** Instructions to follow **
Pull out from the material below all lines with "this".

** Provided records **
— BEGIN —
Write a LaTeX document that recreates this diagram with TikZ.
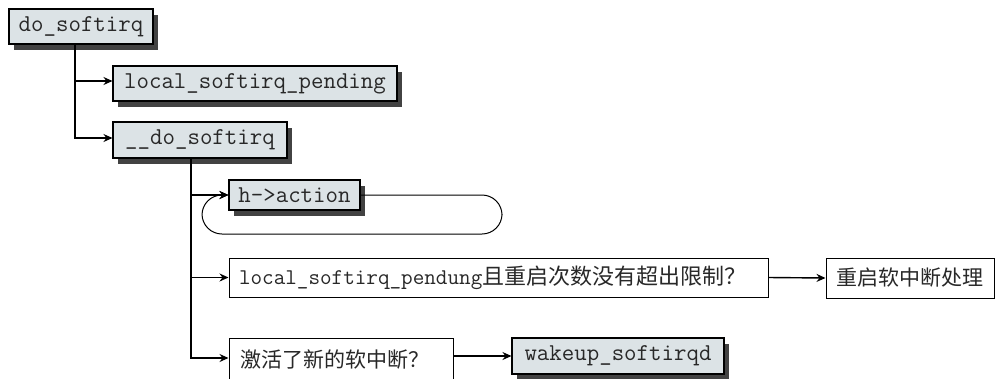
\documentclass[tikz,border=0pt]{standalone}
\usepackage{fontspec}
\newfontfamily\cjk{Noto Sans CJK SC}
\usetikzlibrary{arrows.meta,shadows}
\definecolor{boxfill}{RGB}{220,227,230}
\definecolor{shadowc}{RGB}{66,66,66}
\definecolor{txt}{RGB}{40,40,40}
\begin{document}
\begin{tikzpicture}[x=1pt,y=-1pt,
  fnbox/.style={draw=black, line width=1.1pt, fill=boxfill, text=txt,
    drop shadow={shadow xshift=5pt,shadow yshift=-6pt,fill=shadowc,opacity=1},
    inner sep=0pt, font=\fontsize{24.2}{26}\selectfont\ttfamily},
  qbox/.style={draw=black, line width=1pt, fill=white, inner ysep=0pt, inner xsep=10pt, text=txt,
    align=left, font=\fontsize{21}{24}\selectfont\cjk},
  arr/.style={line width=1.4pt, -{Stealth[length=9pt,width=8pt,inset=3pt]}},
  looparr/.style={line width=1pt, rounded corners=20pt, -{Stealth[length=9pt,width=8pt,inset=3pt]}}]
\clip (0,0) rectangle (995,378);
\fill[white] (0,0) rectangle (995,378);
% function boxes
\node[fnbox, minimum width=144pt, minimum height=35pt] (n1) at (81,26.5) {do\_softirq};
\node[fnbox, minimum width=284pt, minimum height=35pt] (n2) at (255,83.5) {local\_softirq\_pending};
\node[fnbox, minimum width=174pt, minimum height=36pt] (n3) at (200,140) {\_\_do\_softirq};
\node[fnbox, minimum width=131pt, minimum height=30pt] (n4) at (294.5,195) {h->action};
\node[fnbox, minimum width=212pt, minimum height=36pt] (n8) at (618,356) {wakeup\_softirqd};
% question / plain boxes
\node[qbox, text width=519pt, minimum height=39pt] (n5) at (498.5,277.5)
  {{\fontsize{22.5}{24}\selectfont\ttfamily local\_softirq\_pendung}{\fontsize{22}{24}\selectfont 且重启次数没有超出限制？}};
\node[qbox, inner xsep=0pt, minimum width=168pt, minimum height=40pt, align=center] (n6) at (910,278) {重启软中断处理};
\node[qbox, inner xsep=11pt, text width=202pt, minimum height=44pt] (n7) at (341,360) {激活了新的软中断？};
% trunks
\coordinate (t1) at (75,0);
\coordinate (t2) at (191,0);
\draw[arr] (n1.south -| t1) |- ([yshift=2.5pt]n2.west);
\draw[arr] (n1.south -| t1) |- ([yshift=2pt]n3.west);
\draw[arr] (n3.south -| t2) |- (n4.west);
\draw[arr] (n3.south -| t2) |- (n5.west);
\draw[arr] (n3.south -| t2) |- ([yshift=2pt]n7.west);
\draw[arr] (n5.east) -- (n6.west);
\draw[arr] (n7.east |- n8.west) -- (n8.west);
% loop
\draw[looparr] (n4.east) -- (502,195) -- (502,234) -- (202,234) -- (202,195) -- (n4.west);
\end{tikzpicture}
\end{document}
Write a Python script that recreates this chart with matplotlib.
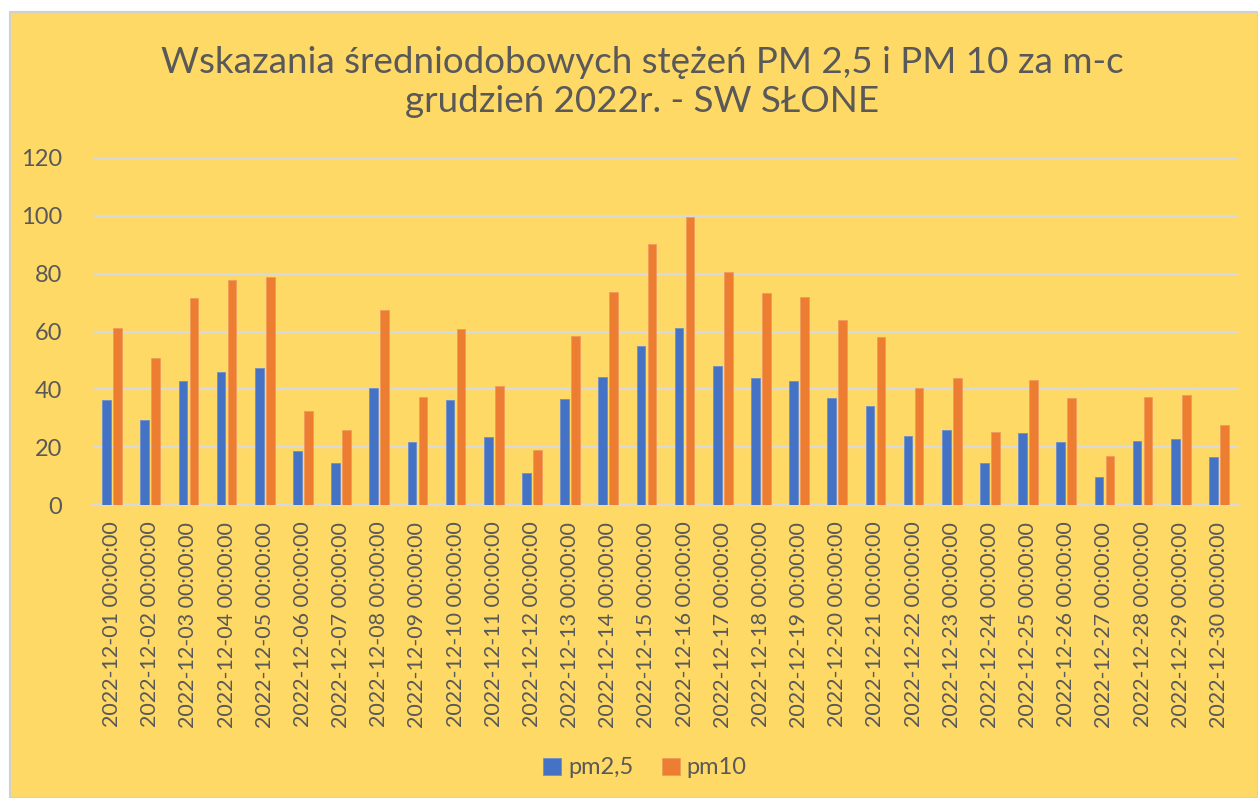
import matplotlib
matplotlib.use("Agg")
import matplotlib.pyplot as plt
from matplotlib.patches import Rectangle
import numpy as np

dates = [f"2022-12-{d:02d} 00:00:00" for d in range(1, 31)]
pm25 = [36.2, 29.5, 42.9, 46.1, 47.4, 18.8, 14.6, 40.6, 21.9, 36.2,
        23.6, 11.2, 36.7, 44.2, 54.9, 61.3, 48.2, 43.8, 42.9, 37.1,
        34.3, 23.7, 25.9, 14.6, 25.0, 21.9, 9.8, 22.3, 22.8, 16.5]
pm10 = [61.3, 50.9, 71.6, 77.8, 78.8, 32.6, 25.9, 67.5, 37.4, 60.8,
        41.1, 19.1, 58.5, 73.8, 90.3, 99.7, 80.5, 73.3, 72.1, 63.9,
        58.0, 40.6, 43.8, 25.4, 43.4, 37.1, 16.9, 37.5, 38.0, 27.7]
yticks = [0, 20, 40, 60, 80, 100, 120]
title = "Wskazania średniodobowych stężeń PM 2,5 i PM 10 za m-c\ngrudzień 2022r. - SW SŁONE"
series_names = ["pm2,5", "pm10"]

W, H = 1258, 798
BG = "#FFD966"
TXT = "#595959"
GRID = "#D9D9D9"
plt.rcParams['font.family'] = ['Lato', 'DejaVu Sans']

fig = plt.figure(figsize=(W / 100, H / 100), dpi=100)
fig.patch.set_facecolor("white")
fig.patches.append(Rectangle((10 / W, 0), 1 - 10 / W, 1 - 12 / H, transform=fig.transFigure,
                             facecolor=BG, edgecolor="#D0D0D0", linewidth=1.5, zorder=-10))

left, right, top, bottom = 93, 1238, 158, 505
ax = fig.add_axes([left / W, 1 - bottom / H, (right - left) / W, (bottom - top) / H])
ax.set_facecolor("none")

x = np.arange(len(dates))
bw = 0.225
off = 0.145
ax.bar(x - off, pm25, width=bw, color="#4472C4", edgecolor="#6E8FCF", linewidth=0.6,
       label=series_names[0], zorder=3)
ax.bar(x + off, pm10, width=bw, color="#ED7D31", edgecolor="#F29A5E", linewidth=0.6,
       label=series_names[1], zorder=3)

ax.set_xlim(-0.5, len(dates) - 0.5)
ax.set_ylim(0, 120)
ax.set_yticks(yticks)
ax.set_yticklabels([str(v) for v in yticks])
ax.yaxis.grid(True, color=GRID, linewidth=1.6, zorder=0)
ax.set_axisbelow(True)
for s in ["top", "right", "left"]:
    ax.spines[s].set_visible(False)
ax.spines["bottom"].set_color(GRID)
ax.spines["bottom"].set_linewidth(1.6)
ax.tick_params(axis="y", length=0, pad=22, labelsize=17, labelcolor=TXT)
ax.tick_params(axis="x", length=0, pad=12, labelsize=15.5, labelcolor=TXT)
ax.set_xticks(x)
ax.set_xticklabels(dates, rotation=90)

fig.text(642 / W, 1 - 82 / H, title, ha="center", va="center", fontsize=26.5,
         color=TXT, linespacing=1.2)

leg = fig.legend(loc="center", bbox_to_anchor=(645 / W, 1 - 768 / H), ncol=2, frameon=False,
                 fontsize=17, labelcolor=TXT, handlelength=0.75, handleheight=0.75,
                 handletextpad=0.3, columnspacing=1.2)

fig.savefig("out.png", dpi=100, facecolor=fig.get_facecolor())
— END —
— BEGIN —
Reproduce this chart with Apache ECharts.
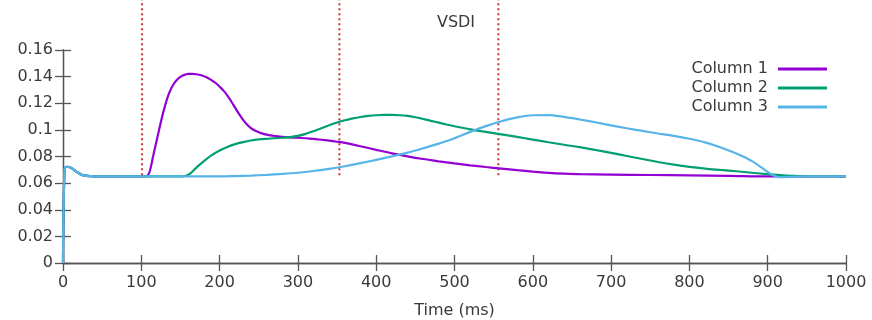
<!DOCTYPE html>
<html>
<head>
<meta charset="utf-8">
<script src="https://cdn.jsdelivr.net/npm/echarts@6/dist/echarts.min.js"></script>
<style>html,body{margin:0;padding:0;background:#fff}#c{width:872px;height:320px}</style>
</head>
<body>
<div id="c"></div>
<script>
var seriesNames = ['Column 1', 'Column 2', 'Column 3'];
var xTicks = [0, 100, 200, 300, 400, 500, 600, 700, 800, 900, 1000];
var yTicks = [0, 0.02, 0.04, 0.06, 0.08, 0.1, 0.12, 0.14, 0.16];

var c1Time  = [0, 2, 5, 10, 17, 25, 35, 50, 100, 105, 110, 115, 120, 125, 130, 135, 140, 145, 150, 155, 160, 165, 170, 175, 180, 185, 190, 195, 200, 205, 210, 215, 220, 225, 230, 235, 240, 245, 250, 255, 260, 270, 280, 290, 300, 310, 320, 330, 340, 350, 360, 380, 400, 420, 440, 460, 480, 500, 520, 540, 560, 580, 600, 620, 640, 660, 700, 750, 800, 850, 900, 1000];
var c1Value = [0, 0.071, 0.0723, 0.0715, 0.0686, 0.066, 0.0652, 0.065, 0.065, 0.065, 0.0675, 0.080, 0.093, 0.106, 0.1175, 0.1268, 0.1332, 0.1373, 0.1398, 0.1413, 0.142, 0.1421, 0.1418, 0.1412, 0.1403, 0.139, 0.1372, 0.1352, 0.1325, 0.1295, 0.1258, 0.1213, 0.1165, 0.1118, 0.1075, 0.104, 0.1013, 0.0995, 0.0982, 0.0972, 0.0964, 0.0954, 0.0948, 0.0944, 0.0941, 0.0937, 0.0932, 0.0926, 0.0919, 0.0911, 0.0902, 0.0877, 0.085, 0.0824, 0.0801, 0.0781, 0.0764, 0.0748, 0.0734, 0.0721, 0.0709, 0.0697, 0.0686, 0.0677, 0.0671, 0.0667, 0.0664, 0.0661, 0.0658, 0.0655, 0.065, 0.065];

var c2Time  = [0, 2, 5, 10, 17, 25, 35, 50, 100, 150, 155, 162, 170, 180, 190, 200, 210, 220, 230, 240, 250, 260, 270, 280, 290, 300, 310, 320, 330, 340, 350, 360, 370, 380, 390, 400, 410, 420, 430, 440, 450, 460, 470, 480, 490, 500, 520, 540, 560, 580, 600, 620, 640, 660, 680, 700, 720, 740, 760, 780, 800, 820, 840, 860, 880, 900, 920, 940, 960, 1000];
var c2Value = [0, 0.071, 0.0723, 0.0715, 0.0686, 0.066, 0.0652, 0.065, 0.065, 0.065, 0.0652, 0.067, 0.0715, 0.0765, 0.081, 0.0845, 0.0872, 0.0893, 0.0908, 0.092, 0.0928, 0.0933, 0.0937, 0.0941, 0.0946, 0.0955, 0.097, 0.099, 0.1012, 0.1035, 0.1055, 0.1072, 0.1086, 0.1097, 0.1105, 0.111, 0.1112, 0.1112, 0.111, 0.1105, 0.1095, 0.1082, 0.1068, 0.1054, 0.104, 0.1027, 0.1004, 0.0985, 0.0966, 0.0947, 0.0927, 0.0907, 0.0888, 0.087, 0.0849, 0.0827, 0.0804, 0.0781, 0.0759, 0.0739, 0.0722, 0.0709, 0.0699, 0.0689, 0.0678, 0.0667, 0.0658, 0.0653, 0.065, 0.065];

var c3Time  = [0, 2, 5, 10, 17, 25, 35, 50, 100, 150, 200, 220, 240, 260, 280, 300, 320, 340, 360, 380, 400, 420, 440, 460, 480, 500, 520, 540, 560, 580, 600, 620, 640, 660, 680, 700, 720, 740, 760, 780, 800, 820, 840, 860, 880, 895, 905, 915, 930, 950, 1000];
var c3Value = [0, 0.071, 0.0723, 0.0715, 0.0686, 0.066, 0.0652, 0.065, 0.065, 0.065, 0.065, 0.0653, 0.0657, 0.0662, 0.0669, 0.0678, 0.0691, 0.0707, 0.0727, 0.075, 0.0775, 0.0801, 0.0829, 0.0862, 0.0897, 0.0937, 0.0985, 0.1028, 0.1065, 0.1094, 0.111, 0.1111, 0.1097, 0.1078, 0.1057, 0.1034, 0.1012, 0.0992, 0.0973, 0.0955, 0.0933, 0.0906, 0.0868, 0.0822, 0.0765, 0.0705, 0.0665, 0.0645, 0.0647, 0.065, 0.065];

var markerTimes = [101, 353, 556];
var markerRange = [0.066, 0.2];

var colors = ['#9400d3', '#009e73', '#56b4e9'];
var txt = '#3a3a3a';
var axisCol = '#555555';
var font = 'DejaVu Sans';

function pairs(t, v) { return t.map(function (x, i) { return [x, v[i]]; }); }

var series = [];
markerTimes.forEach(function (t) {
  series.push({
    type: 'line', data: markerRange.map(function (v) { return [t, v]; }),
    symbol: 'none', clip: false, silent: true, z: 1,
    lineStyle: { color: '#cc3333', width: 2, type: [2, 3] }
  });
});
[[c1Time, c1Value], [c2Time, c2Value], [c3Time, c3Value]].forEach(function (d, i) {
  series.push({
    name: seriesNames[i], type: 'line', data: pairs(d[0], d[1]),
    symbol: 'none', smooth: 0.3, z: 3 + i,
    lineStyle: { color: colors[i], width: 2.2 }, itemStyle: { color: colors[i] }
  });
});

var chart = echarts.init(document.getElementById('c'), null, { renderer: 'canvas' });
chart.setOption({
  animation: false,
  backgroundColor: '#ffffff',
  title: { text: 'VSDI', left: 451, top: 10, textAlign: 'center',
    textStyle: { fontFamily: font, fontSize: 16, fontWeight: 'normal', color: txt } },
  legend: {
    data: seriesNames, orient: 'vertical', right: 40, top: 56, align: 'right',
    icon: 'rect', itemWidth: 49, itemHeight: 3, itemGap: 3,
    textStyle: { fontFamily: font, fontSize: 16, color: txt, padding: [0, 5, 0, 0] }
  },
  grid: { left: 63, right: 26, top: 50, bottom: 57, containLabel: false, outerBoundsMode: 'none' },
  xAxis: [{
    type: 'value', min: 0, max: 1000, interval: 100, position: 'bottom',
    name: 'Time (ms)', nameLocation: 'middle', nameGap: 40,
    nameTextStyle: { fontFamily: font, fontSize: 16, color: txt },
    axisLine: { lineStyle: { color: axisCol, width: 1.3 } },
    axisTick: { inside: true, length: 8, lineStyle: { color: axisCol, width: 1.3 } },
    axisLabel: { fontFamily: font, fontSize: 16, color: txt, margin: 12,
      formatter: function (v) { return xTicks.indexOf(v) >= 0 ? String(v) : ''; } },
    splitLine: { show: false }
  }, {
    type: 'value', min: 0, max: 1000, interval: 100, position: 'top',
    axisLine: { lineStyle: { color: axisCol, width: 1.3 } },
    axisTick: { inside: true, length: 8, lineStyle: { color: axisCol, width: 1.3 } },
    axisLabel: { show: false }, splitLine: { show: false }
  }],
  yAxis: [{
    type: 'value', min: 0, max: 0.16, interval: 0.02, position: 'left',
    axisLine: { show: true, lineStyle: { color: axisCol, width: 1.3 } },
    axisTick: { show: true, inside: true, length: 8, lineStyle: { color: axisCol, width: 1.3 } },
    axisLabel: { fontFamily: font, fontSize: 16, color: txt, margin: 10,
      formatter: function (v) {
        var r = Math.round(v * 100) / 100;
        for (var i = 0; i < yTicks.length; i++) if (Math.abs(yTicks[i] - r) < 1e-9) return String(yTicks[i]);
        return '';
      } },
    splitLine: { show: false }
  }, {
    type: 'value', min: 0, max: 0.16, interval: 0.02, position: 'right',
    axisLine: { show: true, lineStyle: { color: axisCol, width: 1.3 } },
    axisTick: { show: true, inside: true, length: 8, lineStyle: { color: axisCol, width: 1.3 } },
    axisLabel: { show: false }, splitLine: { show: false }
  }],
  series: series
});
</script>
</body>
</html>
— END —
** Response to the exercise **
Write a LaTeX document that recreates this diagram with TikZ.
Write a Python script that recreates this chart with matplotlib.
Reproduce this chart with Apache ECharts.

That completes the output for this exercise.